Manuel Coma

Sirios gaseados

El ataque químico de esta semana en Damasco parece el mayor de esa naturaleza desde que en 1988 Sadam Husein exterminó a la población de la ciudad kurda de Halabja, matando a 5.000 personas. En los arrabales de la capital siria se habla de entre 700 y mil víctimas del terrible gas sarín. Sobre el hecho no hay duda. El alcance está por determinar con certeza. La autoría es objeto de un enconado debate. La discusión sobre el recurso a armas tan prohibidas se remonta a diciembre del año pasado. Luego, el 19 de marzo se produjeron más muertes por una causa similar en las inmediaciones de Alepo. El régimen se lo atribuyó a los rebeldes, y los expertos internacionales que consiguieron algunas muestras no descartan que se hubiera producido algún efecto de «fuego amigo», nada difícil cuando se opera con gases, cambia el viento y no se está preparado con máscaras.
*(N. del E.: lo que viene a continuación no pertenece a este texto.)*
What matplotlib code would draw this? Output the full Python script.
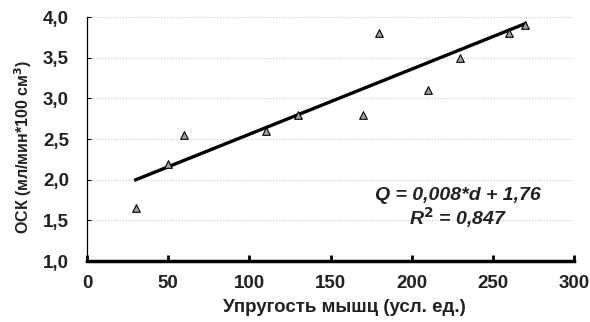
import matplotlib.pyplot as plt
import numpy as np
from matplotlib.ticker import FuncFormatter

plt.rcParams['font.family'] = ['Liberation Sans', 'DejaVu Sans']

# elasticity (arb. units) vs OSK
elasticity = [30, 50, 60, 110, 130, 170, 180, 210, 230, 260, 270]
osk = [1.65, 2.2, 2.55, 2.6, 2.8, 2.8, 3.8, 3.1, 3.5, 3.8, 3.9]

# regression coefficients from the label
slope = 0.008
intercept = 1.76

fig = plt.figure(figsize=(5.9, 3.22), dpi=100)
ax = fig.add_axes([0.1475, 0.189, 0.8255, 0.758])

ax.grid(axis='y', color='#c8c8c8', linestyle=':', linewidth=0.8)
ax.set_axisbelow(True)

ax.scatter(elasticity, osk, marker='^', s=30, facecolor='#a0a0a0',
           edgecolor='black', linewidth=0.8, zorder=3)

xl = np.array([min(elasticity), max(elasticity)])
ax.plot(xl, slope * xl + intercept, color='black', linewidth=2.4, zorder=2)

ax.set_xlim(0, 300)
ax.set_ylim(1.0, 4.0)
ax.set_xticks(np.arange(0, 301, 50))
ax.set_yticks(np.arange(1.0, 4.01, 0.5))
ax.yaxis.set_major_formatter(FuncFormatter(lambda v, p: f'{v:.1f}'.replace('.', ',')))

for s in ['top', 'right']:
    ax.spines[s].set_visible(False)
ax.spines['bottom'].set_linewidth(2.5)
ax.spines['left'].set_linewidth(0.9)

ax.tick_params(axis='x', direction='in', length=4, width=2, pad=10, labelsize=13.5)
ax.tick_params(axis='y', direction='in', length=3, width=0.8, pad=13, labelsize=13.5)
for lab in ax.get_xticklabels() + ax.get_yticklabels():
    lab.set_fontweight('bold')
    lab.set_color('#222222')

ax.set_xlabel('Упругость мышц (усл. ед.)', fontsize=13.5, fontweight='bold',
              color='#222222')
ax.xaxis.set_label_coords(0.528, -0.155)
ax.set_ylabel('ОСК (мл/мин*100 см$^{\\mathbf{3}}$)', fontsize=11.5, fontweight='bold',
              color='#222222')
ax.yaxis.set_label_coords(-0.108, 0.47)

ax.text(228.5, 1.81, 'Q = 0,008*d + 1,76', fontsize=14, fontweight='bold',
        style='italic', ha='center', va='center', color='#222222')
ax.text(228.5, 1.53, 'R$^{\\mathbf{2}}$ = 0,847', fontsize=14, fontweight='bold',
        style='italic', ha='center', va='center', color='#222222')

fig.savefig('out.png', dpi=100)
El uso de ese tipo de armamento, del que los sirios poseen un arsenal considerable, ha sido una prioridad de los servicios de inteligencia americanos e israelíes. Jerusalén ha bombardeado al menos en tres ocasiones depósitos o convoyes que podían estar a punto de transferir el material a Hizbulá, que ha jugado un papel decisivo en darle la vuelta a la situación a favor del régimen. Obama declaró con excesiva solemnidad que el uso de ese armamento representaría una «línea roja» para EE UU. El ataque de marzo lo puso contra la pared. ¿Después de muchas docenas de miles de muertos iba América a inmiscuirse en una guerra que el presidente abomina, por unas bajas civiles más? Se limitó a prometer alguna ayuda militar de la que hasta entonces se había abstenido y que desde entonces sigue sin verse. Parece como si Asad hubiera dicho: ese farol lo apago yo. Ahora podría ser la misma historia, pero con una apuesta más alta. ¿Meterse en esas arenas movedizas por sólo mil muertos más, sobre un total de más de 100.000? Obama debe de haber maldecido aquellas palabras, como casi todas las que ha pronunciado sobre el avispero de Oriente Medio.